First point: regarding Atlas posts and associated content, whether you agree or disagree and regardless of his style I think you have to respect his or anybody's concern for Bitcoin. Where would Bitcoin be if people didn't care about it? Nowhere. And everybody is capable of contributing something - it's not all programming. People are different. Not everybody contributes/behaves the same way, and that's actually a strength.

That said, I have to agree with the devs course on this. Bitcoin has to be functional first and foremost or nothing else matters. It's not that the devs don't want the best possible user experience, it's that they have to address technical challenges by priority to keep things working.

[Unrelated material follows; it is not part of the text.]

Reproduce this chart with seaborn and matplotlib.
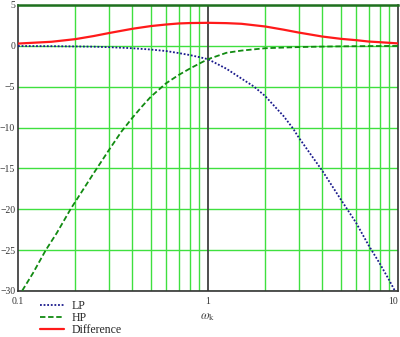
import numpy as np
import pandas as pd
import matplotlib
matplotlib.use("Agg")
import matplotlib.pyplot as plt
import seaborn as sns

# ---- data (omega_k, dB) ----
lp_w = [0.1, 0.15, 0.2, 0.25, 0.3, 0.4, 0.5, 0.6, 0.7, 0.8, 0.9, 1.0,
        1.25, 1.5, 1.75, 2.0, 2.5, 2.8, 3.0, 3.5, 4.0, 5.0, 6.0, 7.0, 8.0, 9.0, 10.0]
lp_db = [-0.02, -0.04, -0.07, -0.10, -0.16, -0.29, -0.45, -0.63, -0.88, -1.12, -1.38, -1.63,
         -2.80, -4.00, -5.00, -6.15, -8.60, -10.1, -11.2, -13.4, -15.3, -18.8, -21.6, -24.4,
         -26.6, -28.7, -30.7]

hp_w = [0.1, 0.12, 0.14, 0.16, 0.19, 0.2, 0.25, 0.3, 0.35, 0.4, 0.45, 0.5, 0.6, 0.7,
        0.8, 0.9, 1.0, 1.25, 1.5, 2.0, 3.0, 4.0, 5.0, 7.0, 10.0]
hp_db = [-30.8, -27.8, -25.0, -22.9, -19.9, -19.1, -15.6, -12.8, -10.5, -8.8, -7.4, -6.23,
         -4.6, -3.57, -2.80, -2.17, -1.63, -0.85, -0.58, -0.29, -0.15, -0.09, -0.06, -0.03, -0.01]

diff_w = [0.1, 0.15, 0.2, 0.25, 0.3, 0.4, 0.5, 0.6, 0.7, 0.8, 1.0, 1.25, 1.5, 2.0, 2.5,
          3.0, 4.0, 5.0, 6.0, 7.0, 8.0, 10.0]
diff_db = [0.28, 0.50, 0.82, 1.20, 1.56, 2.09, 2.42, 2.61, 2.74, 2.79, 2.82, 2.78, 2.70,
           2.37, 1.98, 1.63, 1.14, 0.86, 0.70, 0.53, 0.45, 0.30]

x_ticks = [0.1, 1, 10]
x_ticklabels = ["0.1", "1", "10"]
y_ticks = [5, 0, -5, -10, -15, -20, -25, -30]
y_ticklabels = ["5", "0", "\u22125", "\u221210", "\u221215", "\u221220", "\u221225", "\u221230"]
series_names = ["LP", "HP", "Difference"]

# ---- style ----
sns.set_style("white")
plt.rcParams["font.family"] = ["Liberation Serif", "DejaVu Serif"]
plt.rcParams["mathtext.fontset"] = "stix"

fig = plt.figure(figsize=(4.0, 3.37), dpi=100)
ax = fig.add_axes([18 / 400, 1 - 291 / 337, 380 / 400, 286 / 337])

ax.set_xscale("log")
ax.set_xlim(0.1, 10)
ax.set_ylim(-30, 5)

grid_col = "#3fe03f"
minor = [0.2, 0.3, 0.4, 0.5, 0.6, 0.7, 0.8, 0.9, 2, 3, 4, 5, 6, 7, 8, 9]
ax.set_xticks(x_ticks)
ax.set_xticklabels(x_ticklabels)
ax.set_xticks(minor, minor=True)
ax.set_xticklabels([], minor=True)
ax.set_yticks(y_ticks)
ax.set_yticklabels(y_ticklabels)
ax.grid(False)
ax.grid(True, which="minor", axis="x", color=grid_col, lw=1.0)
ax.grid(True, which="major", axis="y", color=grid_col, lw=1.0)
ax.set_axisbelow(True)
ax.tick_params(which="both", length=0, labelsize=7, colors="#333333", pad=2)
ax.tick_params(axis="x", pad=4)
xlabels = ax.get_xticklabels()
xlabels[-1].set_horizontalalignment("right")
xlabels[0].set_horizontalalignment("center")

ax.axvline(1.0, color="#404040", lw=1.3, zorder=1.5)

lp_df = pd.DataFrame({"w": lp_w, "dB": lp_db})
hp_df = pd.DataFrame({"w": hp_w, "dB": hp_db})
df_df = pd.DataFrame({"w": diff_w, "dB": diff_db})

sns.lineplot(data=lp_df, x="w", y="dB", ax=ax, color="#1a1a8c", linestyle=(0, (1, 1)),
             lw=1.3, label=series_names[0], zorder=3)
sns.lineplot(data=hp_df, x="w", y="dB", ax=ax, color="#118a11", linestyle=(0, (3, 1.5)),
             lw=1.3, label=series_names[1], zorder=3)
sns.lineplot(data=df_df, x="w", y="dB", ax=ax, color="#ff1a1a", linestyle="-",
             lw=1.6, label=series_names[2], zorder=3)

handles, labels = ax.get_legend_handles_labels()
if ax.get_legend() is not None:
    ax.get_legend().remove()

for s in ["left", "bottom", "right"]:
    ax.spines[s].set_color("#333333")
    ax.spines[s].set_linewidth(1.2)
ax.spines["top"].set_color("#1f6f1f")
ax.spines["top"].set_linewidth(1.8)

ax.set_xlabel("")
ax.set_ylabel("")

fig.text(208 / 400, 1 - 317 / 337, r"$\omega_{\mathrm{k}}$", fontsize=9, color="#444444",
         ha="center", va="center")

fig.legend(handles, labels, loc="upper left", bbox_to_anchor=(40 / 400, 1 - 300 / 337),
           frameon=False, fontsize=8.5, handlelength=2.0, handletextpad=0.7,
           labelspacing=0.0, borderpad=0, borderaxespad=0)

fig.savefig("out.png", dpi=100)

As experts on doing just that it's hard to challenge any dev decision without offering a specific viable alternative.

I do like getting such concerns out for discussion, though. That's healthy, because that's sometimes how inventive solutions can be found.


I'm sorry Atlas but this time i do not agree. Bitcoin really rely on people running the full client. Yes, lightweight clients and online wallets (avoid them please unless you love losing money) exists but bitcoin is p2p, we need as more people as possible acting as nodes

Do we really though or do we just need "enough"? I would suspect that the number of nodes required probably goes as something of the square-root of number of users. As more users get on board, it might be possible to have the client back-off on how much work it actually does. Make it somewhat configurable maybe since some of us are happy to donate CPU time where others may not be so much. Admitedly it's early days to be getting to that level of sophistication but otherwise, most people will just end up on lightweight clients anyway.

Plus, excuse me but I'm not that deep into things yet. I currently run the client and the miner. Bitcoins assigned as transaction costs go to the mining side of things, correct (Though I'm thinking the pool operators probably keep that)? If running the client is essential for the functioning of the network, should there not be some kind of reward assigned there (other than the nice warm glow inside of course)?

I would not touch an online wallet except for special circumstances for very small sums. There are plenty of better alternatives.

I love seeing valuable comments like this from users with low post counts. It means things are growing, including human resources available to Bitcoin. I think you're right about backing off the full client as user adoption grows. Really, with Bitcoin everything gets easier once tons of people use it, because more resources of all forms are available to contribute to its success.